Deux journées à l’IMEC. Peu de surprises, même si je trouve ici un peu plus de lettres d’Hélène Cixous qu’elle-même ne semblait le penser : cela me permet notamment de mieux dater leur rencontre.
Je poursuis l’exploration un peu laborieuse des coupures de presse. Une chose me frappe : le vrai regain d’intérêt pour Derrida au moment de Spectres de Marx, en 1993. C’est comme si la gauche et l’extrême gauche s’étaient rendu compte qu’elles avaient en Derrida une grande figure autour de laquelle se rassembler.
Au déjeuner, intéressante conversation sur les difficultés de la transmission entre père et fils, aujourd’hui, surtout dans le monde intellectuel et artistique. Selon mon interlocutrice, ça ne circule pas, ou douloureusement : figés dans un fantasme d’éternelle jeunesse, les pères n’acceptent pas de laisser la place à leurs fils. Alors que le passage de relais du père à la fille (Mitterrand et Mazarine par exemple) se ferait de manière plus heureuse, parce que sans rivalité. L’hypothèse mériterait d’être creusée.
Lecture d’Aparté.
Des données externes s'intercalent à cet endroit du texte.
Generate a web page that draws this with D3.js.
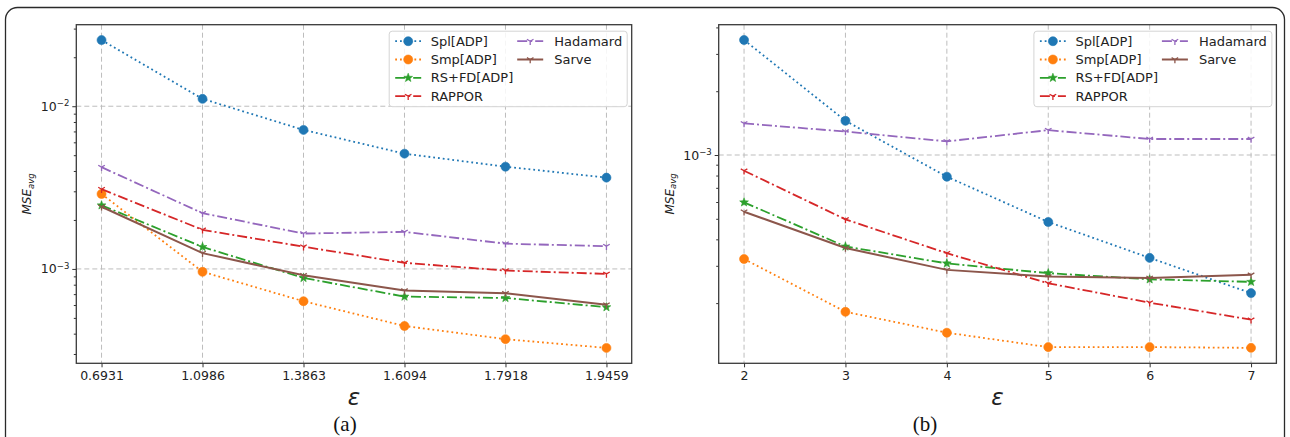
<!DOCTYPE html>
<html>
<head>
<meta charset="utf-8">
<script src="https://cdn.jsdelivr.net/npm/d3@7"></script>
<style>
  body { margin: 0; background: #fff; }
  svg { display: block; font-family: "DejaVu Sans", sans-serif; }
</style>
</head>
<body>
<div class="chart"></div>
<script>

// x categories (epsilon values)
var epsA = ["0.6931", "1.0986", "1.3863", "1.6094", "1.7918", "1.9459"];
var epsB = ["2", "3", "4", "5", "6", "7"];

var names = ["Spl[ADP]", "Smp[ADP]", "RS+FD[ADP]", "RAPPOR", "Hadamard", "Sarve"];

// panel (a) MSE_avg values
var splA      = [2.55e-2, 1.11e-2, 7.15e-3, 5.11e-3, 4.25e-3, 3.64e-3];
var smpA      = [2.89e-3, 9.6e-4, 6.33e-4, 4.46e-4, 3.70e-4, 3.27e-4];
var rsfdA     = [2.46e-3, 1.365e-3, 8.8e-4, 6.76e-4, 6.63e-4, 5.82e-4];
var rapporA   = [3.09e-3, 1.74e-3, 1.37e-3, 1.09e-3, 9.77e-4, 9.32e-4];
var hadamardA = [4.22e-3, 2.2e-3, 1.65e-3, 1.69e-3, 1.43e-3, 1.38e-3];
var sarveA    = [2.41e-3, 1.25e-3, 9.14e-4, 7.36e-4, 7.09e-4, 6.03e-4];

// panel (b) MSE_avg values
var splB      = [3.49e-3, 1.45e-3, 7.9e-4, 4.83e-4, 3.27e-4, 2.23e-4];
var smpB      = [3.23e-4, 1.82e-4, 1.45e-4, 1.24e-4, 1.24e-4, 1.23e-4];
var rsfdB     = [5.98e-4, 3.7e-4, 3.08e-4, 2.77e-4, 2.59e-4, 2.52e-4];
var rapporB   = [8.43e-4, 4.97e-4, 3.44e-4, 2.48e-4, 2.01e-4, 1.67e-4];
var hadamardB = [1.41e-3, 1.29e-3, 1.16e-3, 1.31e-3, 1.19e-3, 1.19e-3];
var sarveB    = [5.4e-4, 3.64e-4, 2.87e-4, 2.67e-4, 2.63e-4, 2.72e-4];

var width = 1290;
var height = 437;

var styles = [
  {color: '#1f77b4', dash: '1.8,3',    marker: 'circle', lw: 1.8},
  {color: '#ff7f0e', dash: '1.8,3',    marker: 'circle', lw: 1.8},
  {color: '#2ca02c', dash: '10,3,2,3', marker: 'star',   lw: 1.8},
  {color: '#d62728', dash: '10,3,2,3', marker: 'tri',    lw: 1.8},
  {color: '#9467bd', dash: '10,3,2,3', marker: 'tri',    lw: 1.8},
  {color: '#8c564b', dash: null,       marker: 'tri',    lw: 2.0}
];

var svg = d3.select('.chart').append('svg')
            .attr('width', width)
            .attr('height', height);

// outer frame of the figure
svg.append('rect')
   .attr('x', 5.5).attr('y', 7.5)
   .attr('width', 1279).attr('height', 480)
   .attr('rx', 12)
   .attr('fill', 'none')
   .attr('stroke', '#2a2a2a')
   .attr('stroke-width', 1.3);

function markerPath(type) {
  if (type === 'circle') return d3.symbol(d3.symbolCircle, 64)();
  if (type === 'star') {
    var p = [];
    for (var i = 0; i < 10; i++) {
      var r = i % 2 ? 1.9 : 4.6;
      var a = -Math.PI / 2 + i * Math.PI / 5;
      p.push([r * Math.cos(a), r * Math.sin(a)]);
    }
    return 'M' + p.join('L') + 'Z';
  }
  // tri_down "Y"
  return 'M0,0L0,3.8M0,0L-3.3,-1.9M0,0L3.3,-1.9';
}

function drawMarker(g, type, color, cx, cy) {
  var m = g.append('path')
           .attr('d', markerPath(type))
           .attr('transform', 'translate(' + cx + ',' + cy + ')');
  if (type === 'tri') {
    m.attr('fill', 'none').attr('stroke', color).attr('stroke-width', 1.3);
  } else {
    m.attr('fill', color).attr('stroke', color).attr('stroke-width', 0.6);
  }
}

function drawPanel(o) {
  var x = d3.scalePoint().domain(o.cats).range([o.left, o.right]).padding(0.25);
  var y = d3.scaleLog().domain(o.yDomain).range([o.bottom, o.top]);

  var all = y.ticks();
  var majors = all.filter(function(v) {
    var l = Math.log10(v);
    return Math.abs(l - Math.round(l)) < 1e-9;
  });
  var minors = all.filter(function(v) { return majors.indexOf(v) < 0; });

  var g = svg.append('g');

  // grid
  g.selectAll('.vgrid').data(o.cats).enter().append('line')
   .attr('class', 'vgrid')
   .attr('x1', function(d) { return x(d); })
   .attr('x2', function(d) { return x(d); })
   .attr('y1', o.top).attr('y2', o.bottom)
   .attr('stroke', '#bdbdbd').attr('stroke-width', 1)
   .style('stroke-dasharray', '5,3');
  g.selectAll('.hgrid').data(majors).enter().append('line')
   .attr('class', 'hgrid')
   .attr('x1', o.left).attr('x2', o.right)
   .attr('y1', function(d) { return y(d); })
   .attr('y2', function(d) { return y(d); })
   .attr('stroke', '#bdbdbd').attr('stroke-width', 1)
   .style('stroke-dasharray', '5,3');

  // axes
  var xAxis = d3.axisBottom(x).tickSize(4).tickPadding(3.5);
  var yMinor = d3.axisLeft(y).tickValues(minors).tickSize(2.5).tickFormat('');
  var yMajor = d3.axisLeft(y).tickValues(majors).tickSize(4).tickPadding(3)
                 .tickFormat(function() { return '10'; });

  var xg = g.append('g').attr('transform', 'translate(0,' + o.bottom + ')').call(xAxis);
  var ymg = g.append('g').attr('transform', 'translate(' + o.left + ',0)').call(yMinor);
  var yMg = g.append('g').attr('transform', 'translate(' + o.left + ',0)').call(yMajor);

  [xg, ymg, yMg].forEach(function(a) {
    a.select('.domain').remove();
    a.selectAll('line').attr('stroke', '#333').attr('stroke-width', 1);
    a.selectAll('text').attr('fill', '#222')
     .style('font-family', '"DejaVu Sans", sans-serif').style('font-size', '12.5px');
  });

  yMg.selectAll('.tick text').each(function(v) {
    var t = d3.select(this);
    t.append('tspan')
     .attr('dy', '-0.5em')
     .style('font-size', '8.5px')
     .text('\u2212' + Math.round(-Math.log10(v)));
  });

  // series
  var line = d3.line()
               .x(function(d, i) { return x(o.cats[i]); })
               .y(function(d) { return y(d); });

  o.series.forEach(function(vals, k) {
    var s = styles[k];
    var p = g.append('path')
             .attr('d', line(vals))
             .attr('fill', 'none')
             .attr('stroke', s.color)
             .attr('stroke-width', s.lw);
    if (s.dash) p.style('stroke-dasharray', s.dash);
    vals.forEach(function(v, i) {
      drawMarker(g, s.marker, s.color, x(o.cats[i]), y(v));
    });
  });

  // spines
  g.append('rect')
   .attr('x', o.left).attr('y', o.top)
   .attr('width', o.right - o.left).attr('height', o.bottom - o.top)
   .attr('fill', 'none').attr('stroke', '#3a3a3a').attr('stroke-width', 1.3);

  // legend
  var lw = 238, lh = 75.5;
  var lg = g.append('g')
            .attr('transform', 'translate(' + (o.right - 4.5 - lw) + ',' + (o.top + 6.5) + ')');
  lg.append('rect')
    .attr('width', lw).attr('height', lh).attr('rx', 3)
    .attr('fill', 'white').attr('fill-opacity', 0.85)
    .attr('stroke', '#d4d4d4');
  names.forEach(function(n, k) {
    var s = styles[k];
    var col = k < 4 ? 0 : 1;
    var row = k < 4 ? k : k - 4;
    var hx = col ? 128 : 6;
    var tx = col ? 165 : 41.5;
    var ry = 10 + row * 18.3;
    var h = lg.append('line')
              .attr('x1', hx).attr('x2', hx + 26)
              .attr('y1', ry).attr('y2', ry)
              .attr('stroke', s.color).attr('stroke-width', s.lw);
    if (s.dash) h.style('stroke-dasharray', s.dash);
    drawMarker(lg, s.marker, s.color, hx + 13, ry);
    lg.append('text')
      .attr('x', tx).attr('y', ry).attr('dy', '0.36em')
      .attr('fill', '#222')
      .style('font-size', '13px')
      .text(n);
  });

  // y label
  var yl = g.append('text')
            .attr('transform', 'translate(' + (o.left - 45) + ',' + ((o.top + o.bottom) / 2) + ') rotate(-90)')
            .attr('text-anchor', 'middle')
            .attr('fill', '#222')
            .style('font-style', 'italic')
            .style('font-size', '12px');
  yl.append('tspan').text('MSE');
  yl.append('tspan').attr('dy', '0.3em').style('font-size', '8.5px').text('avg');

  // x label
  g.append('text')
   .attr('x', (o.left + o.right) / 2).attr('y', 405)
   .attr('text-anchor', 'middle')
   .attr('fill', '#222')
   .style('font-style', 'italic')
   .style('font-size', '23px')
   .text('\u03b5');

  // caption
  g.append('text')
   .attr('x', o.captionX).attr('y', 431)
   .attr('text-anchor', 'middle')
   .attr('fill', '#111')
   .style('font-family', '"Liberation Serif", serif')
   .style('font-size', '21px')
   .text(o.caption);
}

drawPanel({
  cats: epsA,
  series: [splA, smpA, rsfdA, rapporA, hadamardA, sarveA],
  yDomain: [2.63e-4, 3.17e-2],
  left: 76.3, right: 631.7, top: 24.7, bottom: 363.3,
  caption: '(a)', captionX: 345
});

drawPanel({
  cats: epsB,
  series: [splB, smpB, rsfdB, rapporB, hadamardB, sarveB],
  yDomain: [1.04e-4, 4.12e-3],
  left: 718.7, right: 1276.4, top: 24.7, bottom: 363.3,
  caption: '(b)', captionX: 925
});

</script>
</body>
</html>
Conceptions et morts de Sören Kierkegaard, le premier livre de Sylviane Agacinski, paru en 1977. Je le lis moins pour son contenu (pourtant intéressant) que pour les signes de connivence que j’espère y trouver. Et j’en découvre plus d’un. Par moments, j’ai l’impression – pur fantasme peut-être – que Jacques et Sylviane n’ont cessé de dialoguer par livres interposés, de Glas à La Carte postale, en passant par le collectif Mimesis et Aparté. Ce dialogue – éminemment crypté – s’est poursuivi bien après leur rupture sur un mode beaucoup plus explicite et presque toujours agressif.
Le silence de Sylviane est pour moi comme un aiguillon, une incitation à chercher au-delà des faits. Ce manque, qui à certains égards m’obsède, est comme une métaphore de l’incomplétude de toute biographie. Si je peux approcher leur histoire de l’extérieur, je ne saurai rien de leur intimité. De même, l’abondance des documents et témoignages ne me permettra jamais d’atteindre pleinement celui que fut Jacques Derrida. Il restera toujours du secret, de l’inaccessible. Quelque chose de lui – l’essentiel peut-être – continuera de m’échapper.